Anonymous wrote:Anonymous wrote:It’s so developmentally typical, OP, though it hurts. It’s almost surprising it took her until 15 for things like this to happen.
Lisa Damour advises telling kids they can be friendly, polite, or ask for space. This might be the latter. You can definitely call it out (“ouch” “not okay”) and having your husband say something is a great idea. And I agree that you can’t stay quiet for risk of her going off on you, because that’s developmentally normal for adolescents, too. It’s how their brains develop. Obviously it doesn’t make it okay, but I think it’s important to know.
+1. Lisa Damour agrees with my go-to which “let’s try that again.”
You have to keep it very simple and not get tangled up in their (or your) emotions.
Anonymous wrote:I sometimes call “Unnecessary meanness fouls” in my house. I don’t have a weighted yellow hankie, but if you do, you can toss one on the ground and then move on.
Anonymous wrote:It’s so developmentally typical, OP, though it hurts. It’s almost surprising it took her until 15 for things like this to happen.
Lisa Damour advises telling kids they can be friendly, polite, or ask for space. This might be the latter. You can definitely call it out (“ouch” “not okay”) and having your husband say something is a great idea.
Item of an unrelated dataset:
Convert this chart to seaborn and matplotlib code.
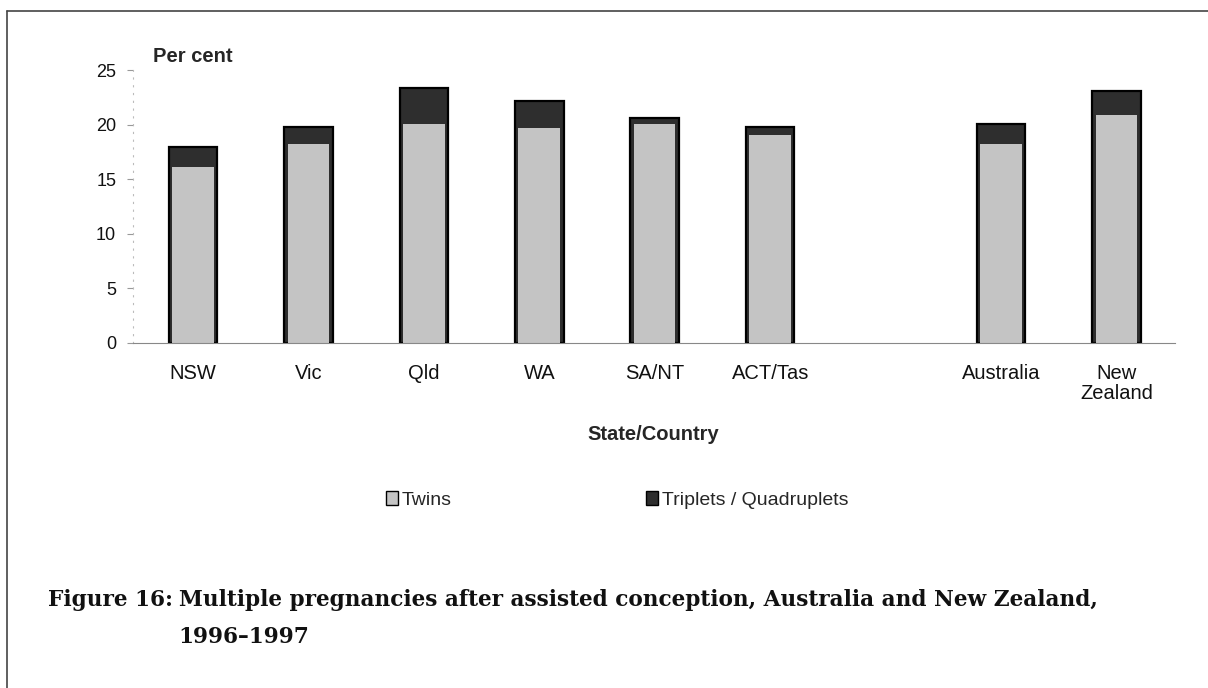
import seaborn as sns
import matplotlib.pyplot as plt
import pandas as pd
from matplotlib.lines import Line2D
from matplotlib.patches import Patch

# Data (per cent of pregnancies)
regions = ['NSW', 'Vic', 'Qld', 'WA', 'SA/NT', 'ACT/Tas', 'Australia', 'New Zealand']
twins = [16.1, 18.2, 20.1, 19.7, 20.1, 19.1, 18.2, 20.9]
triplets = [1.9, 1.6, 3.3, 2.5, 0.5, 0.7, 1.9, 2.2]
# empty slot between the states and the countries
slot_order = ['NSW', 'Vic', 'Qld', 'WA', 'SA/NT', 'ACT/Tas', ' ', 'Australia', 'New Zealand']
tick_labels = ['NSW', 'Vic', 'Qld', 'WA', 'SA/NT', 'ACT/Tas', '', 'Australia', 'New\nZealand']

df = pd.DataFrame({'region': regions, 'twins': twins, 'triplets': triplets})
df['total'] = df['twins'] + df['triplets']

sns.set_theme(style='white')
plt.rcParams['font.family'] = ['Liberation Sans', 'DejaVu Sans']

fig = plt.figure(figsize=(12.08, 6.88), dpi=100)
ax = fig.add_axes([0.110, 0.5015, 0.863, 0.3965])

light = '#c4c4c4'
dark = '#2e2e2e'
# stacked: draw the total in dark, then twins in light on top of it
sns.barplot(data=df, x='region', y='total', order=slot_order, color=dark,
            width=0.42, edgecolor='black', linewidth=1.6, saturation=1, ax=ax)
sns.barplot(data=df, x='region', y='twins', order=slot_order, color=light,
            width=0.36, edgecolor='none', linewidth=0, saturation=1, ax=ax)

ax.set_ylim(0, 25)
ax.set_xlim(-0.52, 8.51)
ax.set_yticks([0, 5, 10, 15, 20, 25])
ax.set_xticks(range(len(slot_order)))
ax.set_xticklabels(tick_labels, fontsize=14.5, color='#111111', linespacing=1.05)
ax.tick_params(axis='y', labelsize=13, left=True, length=4, width=0.8,
               color='#999999', labelcolor='#111111', pad=8)
ax.tick_params(axis='x', bottom=False, pad=9)
ax.set_xlabel('')
ax.set_ylabel('')

for side in ['top', 'right']:
    ax.spines[side].set_visible(False)
# faint dotted value axis as in the scan
ax.spines['left'].set_color('#bbbbbb')
ax.spines['left'].set_linewidth(0.8)
ax.spines['left'].set_linestyle((0, (1, 6)))
ax.spines['bottom'].set_color('#888888')
ax.spines['bottom'].set_linewidth(0.8)

# axis titles
fig.text(0.127, 0.918, 'Per cent', fontsize=14.5, fontweight='bold', ha='left', va='center')
fig.text(0.541, 0.368, 'State/Country', fontsize=14.5, fontweight='bold', ha='center', va='center')

# legend
handles = [Patch(facecolor=light, edgecolor='black', linewidth=1),
           Patch(facecolor=dark, edgecolor='black', linewidth=1)]
fig.legend(handles, ['Twins', 'Triplets / Quadruplets'], ncol=2, frameon=False,
           loc='center', bbox_to_anchor=(0.511, 0.273), fontsize=14,
           handlelength=0.6, handleheight=0.7, handletextpad=0.2, columnspacing=10.0)

# caption
cap_font = dict(fontsize=15.6, fontweight='bold', family='DejaVu Serif', color='#111111',
                ha='left', va='center')
fig.text(0.040, 0.128, 'Figure 16:', **cap_font)
fig.text(0.148, 0.128, 'Multiple pregnancies after assisted conception, Australia and New Zealand,',
         **cap_font)
fig.text(0.148, 0.074, '1996\u20131997', **cap_font)

# frame lines (top and left)
fig.add_artist(Line2D([0.006, 1.0], [0.984, 0.984], color='#444444', linewidth=1.2))
fig.add_artist(Line2D([0.006, 0.006], [0.0, 0.984], color='#444444', linewidth=1.2))

fig.savefig('out.png', dpi=100, facecolor='white')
And I agree that you can’t stay quiet for risk of her going off on you, because that’s developmentally normal for adolescents, too. It’s how their brains develop. Obviously it doesn’t make it okay, but I think it’s important to know.
Anonymous wrote:Ignore.
It's part of the weird hormonal stage of teenagers. I don't even know if they know they're being hurtful bc that's also sometimes the way they just talk.
My 2 teens roasted each other for 10 min the other day then it turned even more merciless (if that was possible). Lead to tears. I called out Teen 1 on it. Semi sorry, but thinking about it they both were voicing their opinions and venting their annoyances and frustrations at each other. Just the way they do things when you're 15-17 yrs old.
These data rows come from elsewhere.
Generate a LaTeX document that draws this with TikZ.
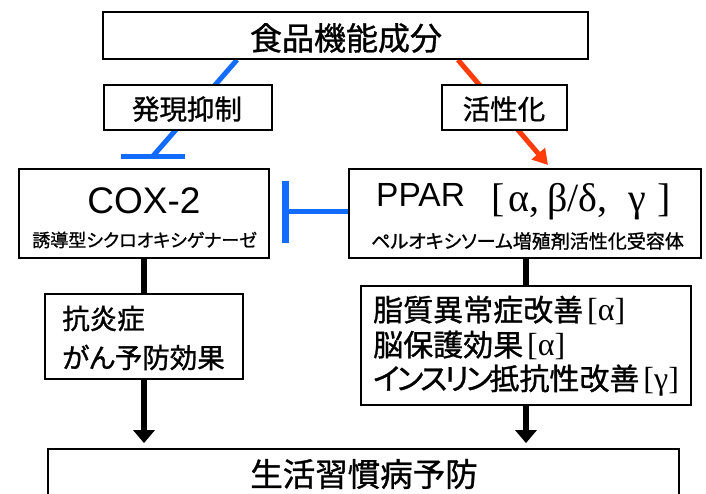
\documentclass[tikz,border=0pt]{standalone}
\usepackage{fontspec}
\setmainfont{Liberation Sans}
\newfontfamily\jp[RawFeature=+palt,FakeBold=1]{Noto Sans CJK JP}
\newfontfamily\grk{Liberation Serif}
\usetikzlibrary{arrows.meta,calc}
\pgfdeclarelayer{back}
\pgfdeclarelayer{bg}
\pgfsetlayers{back,bg,main}
\definecolor{inhblue}{RGB}{20,108,255}
\definecolor{actred}{RGB}{255,60,10}
\newcommand{\fsz}[1]{\fontsize{#1}{#1}\selectfont}
\newcommand{\tk}{\kern-3pt}
\begin{document}
\begin{tikzpicture}[x=1pt,y=-1pt,
  box/.style={draw=black, line width=1.8pt, fill=white, inner sep=0pt},
  txt/.style={inner sep=0pt},
  inh/.style={draw=inhblue, line width=5pt},
  act/.style={draw=actred, line width=5pt, -{Triangle[width=17pt,length=15pt]}},
  blkline/.style={draw=black, line width=6pt},
  blkarrow/.style={draw=black, line width=6pt, -{Triangle[width=21pt,length=13pt]}, shorten >=5pt}]
\path[use as bounding box] (0,0) rectangle (706,493);
\begin{pgfonlayer}{back}
  \fill[white] (0,0) rectangle (706,493);
\end{pgfonlayer}
\clip (0,0) rectangle (706,493);

% boxes
\node[box, minimum width=485pt, minimum height=47pt] (top) at (345.5,35.5) {};
\node[txt, font=\jp\fsz{32}] (topt) at (346,38) {食品機能成分};

\node[box, minimum width=168pt, minimum height=45pt] (supp) at (188,107.5) {};
\node[txt, font=\jp\fsz{27.5}] (suppt) at (187,109) {発現抑制};

\node[box, minimum width=125pt, minimum height=45pt] (actv) at (504.5,107.5) {};
\node[txt, font=\jp\fsz{27.5}] (actvt) at (504,109) {活性化};

\node[box, minimum width=250pt, minimum height=89pt] (cox) at (144,213.5) {};
\node[txt, anchor=base, font=\fsz{37}] (coxt) at (144,213) {COX-2};
\node[txt, font=\jp\fsz{18}] (coxs) at (144.5,240) {誘導型シクロオキシゲナーゼ};

\node[box, minimum width=352pt, minimum height=89pt] (ppar) at (525,213.5) {};
\node[txt, anchor=base west, font=\fsz{33.5}] (ppart) at (376,206)
  {PPAR\hspace{27pt}\raisebox{-5.5pt}{\grk\fsz{40}[\hspace{3pt}α,\hspace{8pt}β/δ,\hspace{21pt}γ\hspace{11pt}]}};
\node[txt, font=\jp\fsz{19}] (pars) at (527.5,241) {ペルオキシソーム増殖剤活性化受容体};

\node[box, minimum width=198pt, minimum height=85pt] (anti) at (144,336.5) {};
\node[txt, anchor=west, font=\jp\fsz{27.5}] (anti1) at (62,318.5) {抗炎症};
\node[txt, anchor=west, font=\jp\fsz{27.5}] (anti2) at (62,357.5) {がん予防効果};

\node[box, minimum width=330pt, minimum height=119pt] (lip) at (526,345.5) {};
\node[txt, anchor=west, font=\jp\fsz{30}] (lip1) at (373,310.5) {脂質異常症改善\hspace{4pt}{\grk\fsz{32}[α]}};
\node[txt, anchor=west, font=\jp\fsz{30}] (lip2) at (373,345.5) {脳保護効果\hspace{4pt}{\grk\fsz{32}[α]}};
\node[txt, anchor=west, font=\jp\fsz{30}] (lip3) at (373,380.5) {イ\tk ン\tk ス\tk リ\tk ン\tk 抵抗性改善\hspace{4pt}{\grk\fsz{32}[γ]}};

\node[box, minimum width=631pt, minimum height=50pt] (bot) at (363.5,474) {};
\node[txt, font=\jp\fsz{32.5}] (bott) at (364,474) {生活習慣病予防};

% free ends
\coordinate (bar1) at (153,156);
\coordinate (redtip) at (548,165);
\coordinate (tee) at (285,211);

\begin{pgfonlayer}{bg}
  \draw[inh] ([xshift=-108.5pt]top.south) -- (bar1);
  \draw[act] ([xshift=112.5pt]top.south) -- (redtip);
\end{pgfonlayer}
\draw[inh] ([xshift=-32pt]bar1) -- ([xshift=32pt]bar1);
\draw[inh] (ppar.west |- tee) -- (tee);
\draw[inh, line width=7pt] ([yshift=30pt]tee) -- ([yshift=-32pt]tee);

\draw[blkline] (cox.south) -- (anti.north);
\draw[blkline] (ppar.south -| lip.north) -- (lip.north);
\draw[blkarrow] (anti.south) -- (anti.south |- bot.north);
\draw[blkarrow] (lip.south) -- (lip.south |- bot.north);
\end{tikzpicture}
\end{document}
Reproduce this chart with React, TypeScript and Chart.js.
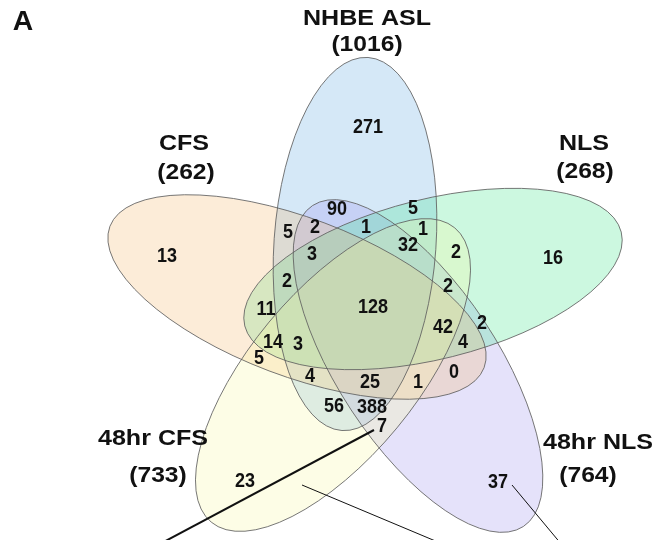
import React, { useEffect, useRef } from "react";
import { Chart, registerables } from "chart.js";

Chart.register(...registerables);

// ---- Data ----
const setNames = ["NHBE ASL", "CFS", "NLS", "48hr CFS", "48hr NLS"];
const setTotals = [1016, 262, 268, 733, 764];

// counts of the 31 regions of the 5-set Venn diagram
const regionCounts = [
  271, 13, 16, 23, 37, 90, 5, 2, 1, 5, 1, 32, 2, 3, 2, 2, 128, 11, 2, 42, 14, 3, 4, 5, 0, 4, 25, 1, 56, 388, 7,
];

// ---- Layout (positions in plot units) ----
const regionX = [
  368, 167, 553, 245, 498, 337, 288, 315, 366, 413, 423, 408, 456, 312, 287, 448, 373, 266, 482, 443, 273, 298, 463, 259, 454, 310, 370, 418, 334, 372, 382,
];
const regionY = [
  128, 257, 259, 482, 483, 210, 233, 228, 228, 209, 230, 246, 253, 255, 282, 287, 308, 310, 324, 328, 343, 345, 343, 359, 373, 377, 383, 383, 407, 408, 427,
];

// ellipse geometry: centre, semi-axes, rotation (deg), per set
const ellCx = [355, 297, 433, 333, 418];
const ellCy = [244, 297, 279, 375, 366];
const ellA = [187, 200, 194, 191, 192];
const ellB = [81, 79, 80, 83, 80];
const ellRot = [-86, 20.7, -14, -50.4, 56.7];
const ellFill = [
  "rgba(93,167,224,0.26)",
  "rgba(243,182,105,0.26)",
  "rgba(59,228,136,0.26)",
  "rgba(247,247,159,0.26)",
  "rgba(155,143,236,0.26)",
];
const fillOrder = [0, 4, 2, 1, 3];

// set title positions
const titleX = [367, 184, 584, 153, 598];
const titleY = [19, 144, 144, 439, 443];
const totalX = [367, 186, 585, 158, 588];
const totalY = [45, 173, 172, 476, 476];

// leader lines [x1, y1, x2, y2, width]
const leaders = [
  [374, 430, 158, 545, 2],
  [302, 485, 445, 545, 1],
  [512, 485, 562, 545, 1],
];

const FONT = '"Liberation Sans", Arial, Helvetica, sans-serif';

function drawText(ctx: CanvasRenderingContext2D, text: string, x: number, y: number, size: number, sx: number, sy: number) {
  ctx.save();
  ctx.translate(x, y);
  ctx.scale(sx, sy);
  ctx.font = `bold ${size}px ${FONT}`;
  ctx.fillStyle = "#111";
  ctx.textAlign = "center";
  ctx.textBaseline = "middle";
  ctx.fillText(text, 0, 0);
  ctx.restore();
}

function ellipsePath(ctx: CanvasRenderingContext2D, xs: any, ys: any, k: number, i: number) {
  ctx.beginPath();
  ctx.ellipse(
    xs.getPixelForValue(ellCx[i]),
    ys.getPixelForValue(ellCy[i]),
    ellA[i] * k,
    ellB[i] * k,
    (ellRot[i] * Math.PI) / 180,
    0,
    Math.PI * 2
  );
}

const vennPlugin = {
  id: "venn",
  beforeDatasetsDraw(chart: any) {
    const { ctx, scales } = chart;
    const xs = scales.x;
    const ys = scales.y;
    const k = Math.abs(xs.getPixelForValue(1) - xs.getPixelForValue(0));
    ctx.save();
    for (const i of fillOrder) {
      ellipsePath(ctx, xs, ys, k, i);
      ctx.fillStyle = ellFill[i];
      ctx.fill();
    }
    ctx.lineWidth = 1;
    ctx.strokeStyle = "rgba(95,95,95,0.85)";
    for (let i = 0; i < setNames.length; i++) {
      ellipsePath(ctx, xs, ys, k, i);
      ctx.stroke();
    }
    ctx.strokeStyle = "#111";
    for (const l of leaders) {
      ctx.beginPath();
      ctx.lineWidth = l[4];
      ctx.moveTo(xs.getPixelForValue(l[0]), ys.getPixelForValue(l[1]));
      ctx.lineTo(xs.getPixelForValue(l[2]), ys.getPixelForValue(l[3]));
      ctx.stroke();
    }
    ctx.restore();
  },
  afterDatasetsDraw(chart: any) {
    const { ctx, scales } = chart;
    const xs = scales.x;
    const ys = scales.y;
    const meta = chart.getDatasetMeta(0);
    meta.data.forEach((pt: any, i: number) => {
      drawText(ctx, String(regionCounts[i]), pt.x, pt.y, 18, 1, 1.08);
    });
    for (let i = 0; i < setNames.length; i++) {
      drawText(ctx, setNames[i], xs.getPixelForValue(titleX[i]), ys.getPixelForValue(titleY[i]), 22, 1.14, 1);
      drawText(ctx, `(${setTotals[i]})`, xs.getPixelForValue(totalX[i]), ys.getPixelForValue(totalY[i]), 22, 1.12, 1.02);
    }
    drawText(ctx, "A", xs.getPixelForValue(23), ys.getPixelForValue(23), 27, 1.05, 1);
  },
};

export default function App() {
  const ref = useRef<HTMLCanvasElement>(null);
  useEffect(() => {
    if (!ref.current) return;
    const chart = new Chart(ref.current, {
      type: "scatter",
      data: {
        datasets: [
          {
            data: regionX.map((x, i) => ({ x, y: regionY[i] })),
            pointRadius: 0,
            showLine: false,
          },
        ],
      },
      options: {
        animation: false,
        responsive: true,
        maintainAspectRatio: false,
        layout: { padding: 0 },
        events: [],
        scales: {
          x: { type: "linear", min: 0, max: 657, display: false },
          y: { type: "linear", min: 0, max: 540, reverse: true, display: false },
        },
        plugins: { legend: { display: false }, tooltip: { enabled: false } },
      },
      plugins: [vennPlugin],
    } as any);
    return () => chart.destroy();
  }, []);
  return (
    <div style={{ position: "absolute", left: 0, top: 0, width: 657, height: 540, background: "#fff" }}>
      <canvas ref={ref} />
    </div>
  );
}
Anonymous wrote:My 14 yo does this to her brother. I call it every time. She can apologize or leave the rest of the family for a break but she can’t tear her brother down every time he opens his mouth. If she directed it at me, I’d do the same thing.
I also stopped letting her sit for her brother which means her source of income has dried up. If she can shape up, she can sit again.
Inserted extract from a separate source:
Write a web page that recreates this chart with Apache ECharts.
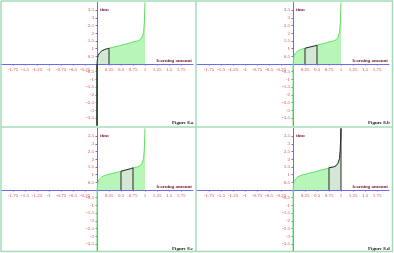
<!DOCTYPE html>
<html>
<head>
<meta charset="utf-8">
<script src="https://cdn.jsdelivr.net/npm/echarts@6/dist/echarts.min.js"></script>
<style>
  html, body { margin: 0; padding: 0; background: #fff; }
  #main { width: 394px; height: 253px; }
</style>
</head>
<body>
<div id="main"></div>
<script>
// curve (learning amount -> time)
var curveX = [0, 0.002, 0.01, 0.025, 0.05, 0.1, 0.15, 0.2, 0.25, 0.35, 0.45, 0.5, 0.6, 0.7, 0.75, 0.85, 0.9, 0.94, 0.97, 0.985, 0.995, 1];
var curveY = [-4, 0, 0.35, 0.55, 0.7, 0.85, 0.93, 0.98, 1.02, 1.1, 1.17, 1.22, 1.3, 1.38, 1.44, 1.5, 1.58, 1.75, 2.05, 2.6, 3.5, 4];

var figNames = ['Figure 8.a', 'Figure 8.b', 'Figure 8.c', 'Figure 8.d'];
var shadeFrom = [0, 0.25, 0.5, 0.75];
var shadeTo = [0.25, 0.5, 0.75, 1];

var chart = echarts.init(document.getElementById('main'));

var curve = curveX.map(function(x, i) { return [x, curveY[i]] });

var panelLeft = [1, 197, 1, 197];
var panelTop = [2.4, 2.4, 128.4, 128.4];
var gridW = 192, gridH = 123.2;

var grids = [], xAxes = [], yAxes = [], series = [], graphics = [];

var axisColor = '#6a6af5';
var labelColor = '#e03c3c';

function hideZero(v) {
    if (Math.abs(v) < 1e-9) return '';
    return String(v);
}

for (let i = 0; i < 4; i++) {
    grids.push({left: panelLeft[i], top: panelTop[i], width: gridW, height: gridH, outerBoundsMode: 'none', containLabel: false});

    // axes sit in the middle of the grid (range is symmetric round 0)
    xAxes.push({
        gridIndex: i, type: 'value', min: -2, max: 2, interval: 0.25,
        position: 'bottom', offset: -gridH / 2,
        axisLine: {onZero: false, lineStyle: {color: axisColor, width: 1}},
        axisTick: {show: true, length: 1.5, lineStyle: {color: axisColor}},
        splitLine: {show: false},
        axisLabel: {fontSize: 5, color: labelColor, fontFamily: 'Liberation Serif', margin: 3, formatter: hideZero,
            showMinLabel: false, showMaxLabel: false},
        name: 'learning amount', nameLocation: 'end', nameGap: -1,
        nameTextStyle: {fontSize: 5, color: '#7a1f2a', fontWeight: 'bold', fontFamily: 'Liberation Serif', align: 'right', verticalAlign: 'bottom', padding: [0, 0, 1, 0]}
    });

    yAxes.push({
        gridIndex: i, type: 'value', min: -4, max: 4, interval: 0.5,
        position: 'left', offset: -gridW / 2,
        axisLine: {onZero: false, lineStyle: {color: axisColor, width: 1}},
        axisTick: {show: true, length: 1.5, lineStyle: {color: axisColor}},
        splitLine: {show: false},
        axisLabel: {fontSize: 5, color: labelColor, fontFamily: 'Liberation Serif', margin: 3, formatter: hideZero,
            showMinLabel: false, showMaxLabel: false},
        name: 'time', nameLocation: 'end', nameGap: -5,
        nameTextStyle: {fontSize: 5, color: '#7a1f2a', fontWeight: 'bold', fontFamily: 'Liberation Serif', align: 'left', verticalAlign: 'top', padding: [0, 0, 0, 3]}
    });

    series.push({
        type: 'line', xAxisIndex: i, yAxisIndex: i,
        data: curve, symbol: 'none', z: 3,
        lineStyle: {color: '#5fe05f', width: 1},
        areaStyle: {color: '#b8f5b8', opacity: 1}
    });

    let a = shadeFrom[i], b = shadeTo[i];
    let shade = [[a, 0]];
    curve.forEach(function(p) {
        if (p[0] >= a && p[0] <= b) shade.push(p);
    });
    shade.push([b, 0]);

    series.push({
        type: 'line', xAxisIndex: i, yAxisIndex: i,
        data: shade, symbol: 'none', z: 4,
        lineStyle: {color: '#2a2a2a', width: 1},
        areaStyle: {color: '#d4e6d4', opacity: 1}
    });

    graphics.push({
        type: 'text', left: panelLeft[i] + 171, top: panelTop[i] + 118,
        style: {text: figNames[i], fontSize: 5, fontWeight: 'bold', fontFamily: 'Liberation Serif', fill: '#222'}
    });
}

// panel frames
var frameColor = '#a3dcb8';
[1, 196, 392.5].forEach(function(x) {
    graphics.push({type: 'line', shape: {x1: x, y1: 1, x2: x, y2: 252}, style: {stroke: frameColor, lineWidth: 1.5}, z: 10});
});
[1, 127, 251.5].forEach(function(y) {
    graphics.push({type: 'line', shape: {x1: 1, y1: y, x2: 393, y2: y}, style: {stroke: frameColor, lineWidth: 1.5}, z: 10});
});

chart.setOption({
    animation: false,
    grid: grids,
    xAxis: xAxes,
    yAxis: yAxes,
    series: series,
    graphic: graphics
});
</script>
</body>
</html>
Anonymous wrote:My 14 yo does this to her brother. I call it every time. She can apologize or leave the rest of the family for a break but she can’t tear her brother down every time he opens his mouth. If she directed it at me, I’d do the same thing.
I also stopped letting her sit for her brother which means her source of income has dried up. If she can shape up, she can sit again.
Anonymous wrote:Acquaint her with applications to become a member of the US Armed Services.